Sunday, January 1, 2012
Predictions for 2012
Our financial secretary's husband asked, "What's the difference between God and our President?"
Biting, I said, "I dunno."
Answer: "God knows He's not our President."
It was a joke.
2012 has dawned.
Everybody including the Mayans are making predictions; parenthetically, according to people who, uh, know what the Mayans were predicting whenever they predicted it, they've predicted the end of the world as we know it on December 21.
So there's still time for you to buy I Just Wanna Ride (FTW).
Be that as I hope you do, let me start with the prediction that nobody's asked me to make: who wins the White House on November 6.
Because he's such a nice guy who says nothing so eloquently and still's captured the hearts of soccer moms who provided the margin for his first victory, BBPBHO gets a second chance to finish off...
With the insurgents self-destructing already, inevitable nominee Romney incapable of picking Rubio as the running mate who would guarantee a win, Paul pouting his way to a third party run siphoning votes from the GOP, and soccer moms still swooning, BBPBHO wins bigger than last time.

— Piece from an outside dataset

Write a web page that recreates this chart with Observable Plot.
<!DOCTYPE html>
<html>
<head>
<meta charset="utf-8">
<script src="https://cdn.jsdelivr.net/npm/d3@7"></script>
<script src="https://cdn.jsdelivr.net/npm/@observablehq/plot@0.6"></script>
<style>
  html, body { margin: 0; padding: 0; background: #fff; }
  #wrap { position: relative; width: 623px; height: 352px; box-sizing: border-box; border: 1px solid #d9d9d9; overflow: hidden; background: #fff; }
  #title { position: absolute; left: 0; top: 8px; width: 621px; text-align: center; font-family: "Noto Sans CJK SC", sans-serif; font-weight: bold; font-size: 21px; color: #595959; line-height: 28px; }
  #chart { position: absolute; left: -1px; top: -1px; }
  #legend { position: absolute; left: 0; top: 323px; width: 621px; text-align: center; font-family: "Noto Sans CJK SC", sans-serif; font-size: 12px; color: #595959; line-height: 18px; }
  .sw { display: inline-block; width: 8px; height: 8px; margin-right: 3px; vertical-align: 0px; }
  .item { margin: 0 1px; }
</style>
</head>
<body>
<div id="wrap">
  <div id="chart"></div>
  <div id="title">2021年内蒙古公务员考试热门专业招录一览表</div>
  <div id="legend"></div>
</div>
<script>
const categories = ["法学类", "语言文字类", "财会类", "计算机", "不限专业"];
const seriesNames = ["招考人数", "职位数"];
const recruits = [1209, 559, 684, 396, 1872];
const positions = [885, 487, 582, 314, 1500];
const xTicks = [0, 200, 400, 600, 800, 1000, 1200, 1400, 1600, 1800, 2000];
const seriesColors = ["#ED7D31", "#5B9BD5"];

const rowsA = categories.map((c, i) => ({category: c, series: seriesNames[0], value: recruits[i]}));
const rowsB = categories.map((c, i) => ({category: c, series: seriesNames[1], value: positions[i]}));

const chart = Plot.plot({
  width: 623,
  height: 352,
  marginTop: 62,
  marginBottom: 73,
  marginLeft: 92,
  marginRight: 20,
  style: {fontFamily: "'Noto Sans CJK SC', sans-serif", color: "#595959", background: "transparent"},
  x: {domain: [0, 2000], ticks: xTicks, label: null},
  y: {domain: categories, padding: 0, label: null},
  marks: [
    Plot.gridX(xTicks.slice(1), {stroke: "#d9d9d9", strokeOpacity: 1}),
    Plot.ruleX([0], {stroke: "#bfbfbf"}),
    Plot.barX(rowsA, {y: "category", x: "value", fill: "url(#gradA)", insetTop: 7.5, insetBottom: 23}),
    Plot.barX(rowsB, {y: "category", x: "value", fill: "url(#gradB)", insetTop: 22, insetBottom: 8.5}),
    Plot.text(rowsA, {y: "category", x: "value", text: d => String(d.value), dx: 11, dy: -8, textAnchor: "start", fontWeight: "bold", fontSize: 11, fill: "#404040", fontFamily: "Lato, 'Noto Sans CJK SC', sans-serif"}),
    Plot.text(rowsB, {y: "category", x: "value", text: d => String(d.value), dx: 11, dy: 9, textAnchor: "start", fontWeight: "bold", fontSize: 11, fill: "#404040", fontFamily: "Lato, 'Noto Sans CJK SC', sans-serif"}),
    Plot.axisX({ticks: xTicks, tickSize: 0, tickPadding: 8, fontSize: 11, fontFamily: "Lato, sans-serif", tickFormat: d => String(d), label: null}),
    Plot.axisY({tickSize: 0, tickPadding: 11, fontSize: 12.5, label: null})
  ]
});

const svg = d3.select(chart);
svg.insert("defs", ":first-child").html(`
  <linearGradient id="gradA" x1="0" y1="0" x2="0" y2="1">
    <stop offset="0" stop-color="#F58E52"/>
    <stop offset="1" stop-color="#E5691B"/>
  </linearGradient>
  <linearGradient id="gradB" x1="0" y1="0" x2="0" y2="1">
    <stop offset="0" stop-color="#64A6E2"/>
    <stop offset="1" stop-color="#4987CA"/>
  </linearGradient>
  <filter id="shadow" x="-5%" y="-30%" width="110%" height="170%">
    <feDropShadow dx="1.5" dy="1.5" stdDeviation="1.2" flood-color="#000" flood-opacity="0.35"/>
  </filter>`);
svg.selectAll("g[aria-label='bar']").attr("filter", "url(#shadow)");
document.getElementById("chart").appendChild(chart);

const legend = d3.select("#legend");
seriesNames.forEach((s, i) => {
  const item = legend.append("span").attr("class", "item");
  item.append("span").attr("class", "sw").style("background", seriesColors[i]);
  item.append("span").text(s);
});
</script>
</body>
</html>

But if the Mayans or those who think they know what the Mayans thought are right, there's nothing to worry about regardless of who wins 'cause there won't be an inauguration in 1/13.

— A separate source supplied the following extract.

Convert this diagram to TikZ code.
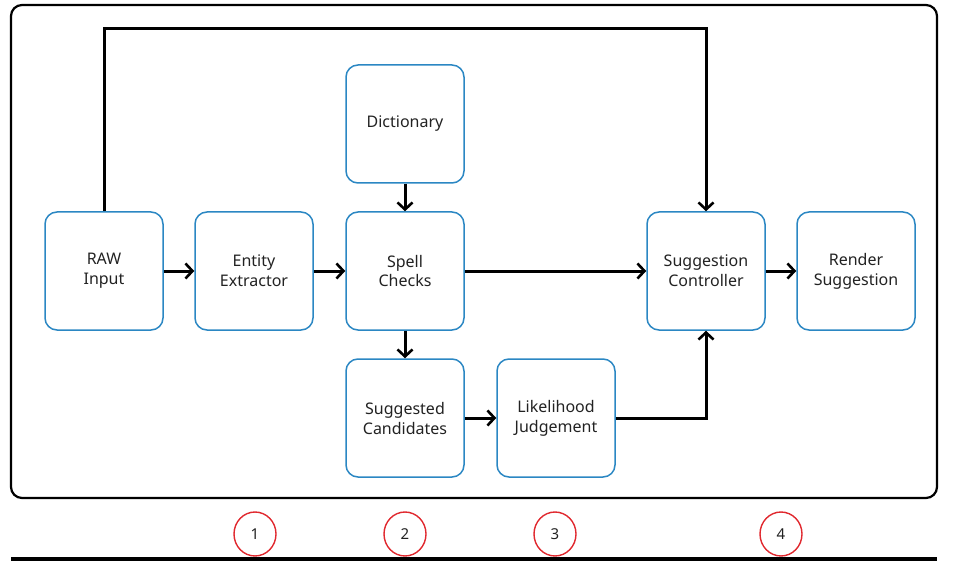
\documentclass[tikz,border=0pt]{standalone}
\usepackage{fontspec}
\setmainfont{Noto Sans}
\usetikzlibrary{arrows.meta,shapes.geometric}

\definecolor{boxblue}{HTML}{2B87C3}
\definecolor{markred}{HTML}{E0282E}
\definecolor{textgray}{HTML}{222222}

\tikzset{
    block/.style={draw=boxblue,line width=1.5pt,rounded corners=12pt,
                  minimum width=118pt,minimum height=118pt,
                  align=center,text=textgray,font=\fontsize{16pt}{20pt}\selectfont},
    flow/.style={line width=3pt,-{Straight Barb[length=7pt,width=15pt,line width=2.6pt]}},
    stepmark/.style={draw=markred,line width=1.4pt,ellipse,minimum width=42pt,
                     minimum height=44pt,text=textgray,font=\fontsize{15pt}{16pt}\selectfont}
}

\begin{document}
\begin{tikzpicture}[x=1pt,y=-1pt]
        \useasboundingbox (0,0) rectangle (954,567);
        % outer frame
        \draw[line width=2.2pt,rounded corners=11pt] (11,5) rectangle (937,498);

        % main row
        \node[block] (raw)  at (104,271) {RAW\\Input};
        \node[block] (ext)  at (254,271) {Entity\\Extractor};
        \node[block] (spell) at (405,271) {Spell\\Checks};
        \node[block] (ctrl) at (706,271) {Suggestion\\Controller};
        \node[block] (rend) at (856,271) {Render\\Suggestion};

        % above and below the spell checker
        \node[block] (dict) at (405,124) {Dictionary};
        \node[block] (cand) at (405,418) {Suggested\\Candidates};
        \node[block] (like) at (556,418) {Likelihood\\Judgement};

        % connectors
        \draw[flow] (raw) -- (ext);
        \draw[flow] (ext) -- (spell);
        \draw[flow] (dict) -- (spell);
        \draw[flow] (spell) -- (cand);
        \draw[flow] (cand) -- (like);
        \draw[flow] (spell) -- (ctrl);
        \draw[flow] (ctrl) -- (rend);
        \draw[flow] (like.east) -| (ctrl.south);
        \coordinate (topleft) at (104,29);
        \coordinate (topright) at (706,29);
        \draw[flow] (raw.north) -- (topleft) -- (topright) -- (ctrl.north);

        % numbered steps
        \node[stepmark] (s1) at (255,534) {1};
        \node[stepmark] (s2) at (405,534) {2};
        \node[stepmark] (s3) at (555,534) {3};
        \node[stepmark] (s4) at (781,534) {4};

        % bottom rule
        \coordinate (ruleleft) at (11,559);
        \coordinate (ruleright) at (937,559);
        \draw[line width=3.5pt] (ruleleft) -- (ruleright);
    \end{tikzpicture}
\end{document}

While I may be wrong and claim no, uh, you know, higher help on this, here are some other unsolicited predictions.
Packers win the second of three consecutive Super Bowls.

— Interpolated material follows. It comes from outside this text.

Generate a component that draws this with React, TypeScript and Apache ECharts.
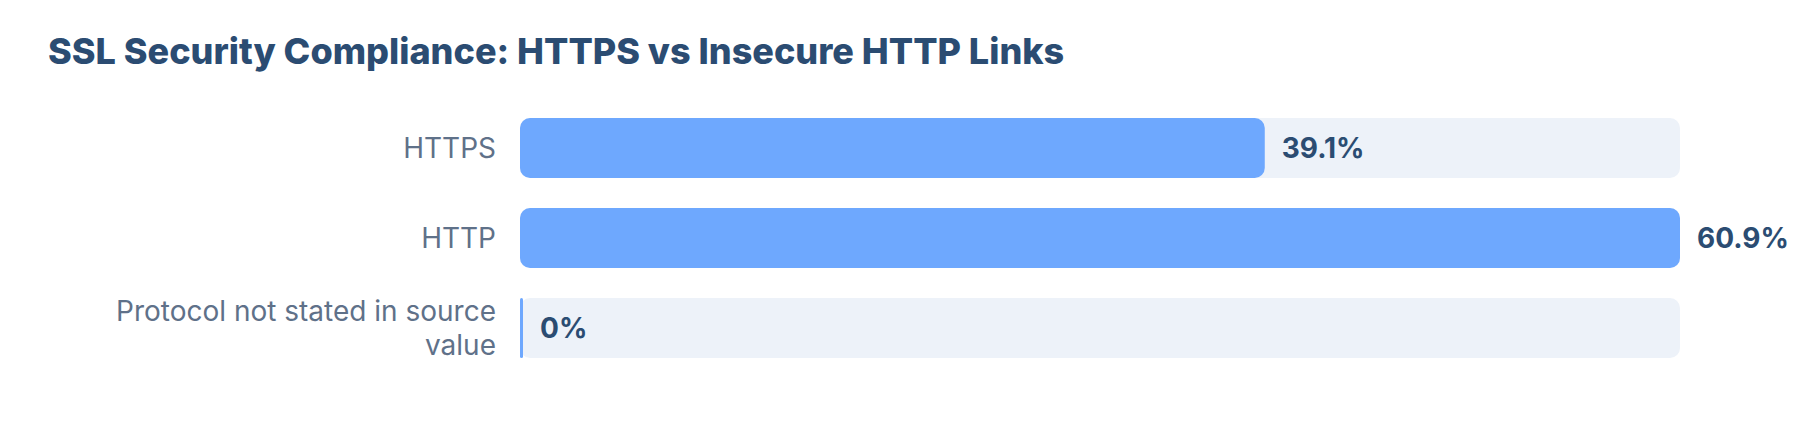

Theo does for Chicago what he did for Boston and the Cubs meet the Yankees in the World Series and, gulp, win; proving the Mayans were/are right.
LA is now home for the...Clippers!?!?!
D1 college football rivals Congress for scandals.
And staying with politics, the GOP keeps the House and gains the Senate which won't really matter because they won't have veto-proof majorities anyway; meaning even less will get done than...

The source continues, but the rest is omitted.